Proposed reductions in passenger charges in Dublin are Cork Airport's biggest threat, management warns

The length of Cork Airport’s main runway is not a barrier to growth - proposed reductions in passenger charges at Dublin airport are its biggest threat.

That was the stark warning from airport management last night amid criticism over the failure to deliver on the long-term plan to extend its main runway north by almost 250 metres.

"Charges at Dublin Airport, which are set by the regular (Commission for Aviation Regulation), are a key reference point for Cork and other regional airports and the 20% reduction that the regulator is proposing would have a hugely negative impact on the viability of Cork and its ability to invest for the future," spokesman Kevin Cullinane warned.

“Any effort which limits the ability of our airports to compete internationally and ensure that they are viable, sustainable and profitable businesses capable of meeting the international connectivity needs of Ireland Inc. must be challenged if we are to retain a level playing field.

Failure to do so will create a seismic shock to the entire airport ecosystem on the island of Ireland, even before we have to deal with the potential aftershocks of Brexit.

The warning comes a week after low-fares giant Norwegian announced it is axing all six of its transatlantic routes from Ireland from Sept 15.

Following a lengthy battle for a licence to operate the routes, Norwegian launched Cork Airport’s first scheduled transatlantic service on July 1, 2017 using the Boeing 737 MAX aircraft.

But since the global grounding of the aircraft, Norwegian has, since March, been hiring replacement aircraft. It confirmed last week that the routes just aren't viable anymore.

Mr Cullinane said airport management have undertaken “multiple analyses of aircraft type” that can successfully fly direct from Cork to the US east coast and Canada and the Norwegian service was “proof positive” that the airport can support long-haul services without a longer runway.

“Advances in aircraft technology, allowing them to fly further on less fuel, as well as the advent of narrow-bodied aircraft on long-haul routes, have aided our transatlantic ambitions,” he said.

“Once aircraft such as the MAX are certified to fly again and airlines take delivery of the Airbus A321neo, airports such as Cork will feature again in these airlines’ plans. In the meantime, existing aircraft such as the Boeing 757 remain an alternative option to operate transatlantic services from Cork.”

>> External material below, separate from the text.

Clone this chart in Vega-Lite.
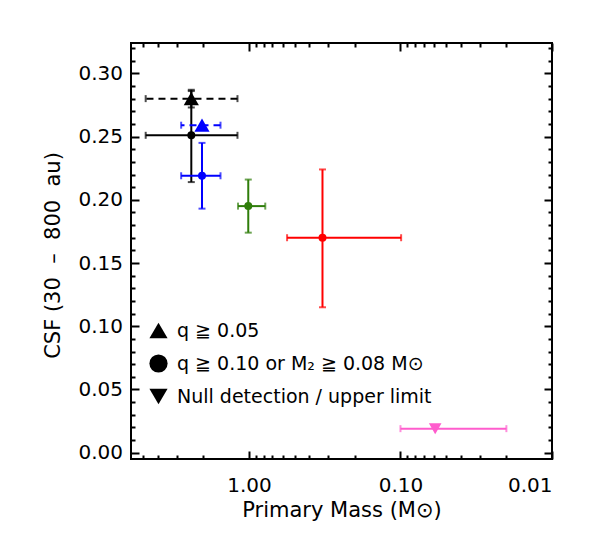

While it is understood that talks have taken place with some airlines, it is virtually certain the airport will be without a transatlantic service next year.

Mr Cullinane also said any decision on a runway extension will have to be subject to a "rigorous and robust" cost-benefit analysis: “Considering Cork Airport receives no Government grant aid or State subsidies, any such investment by our parent company daa would be made solely on a commercial basis."

While the daa plans to invest some €40m in Cork Airport in the immediate future, the ability to sustain this level of investment is uncertain pending the regulator's decision, due next month, he said.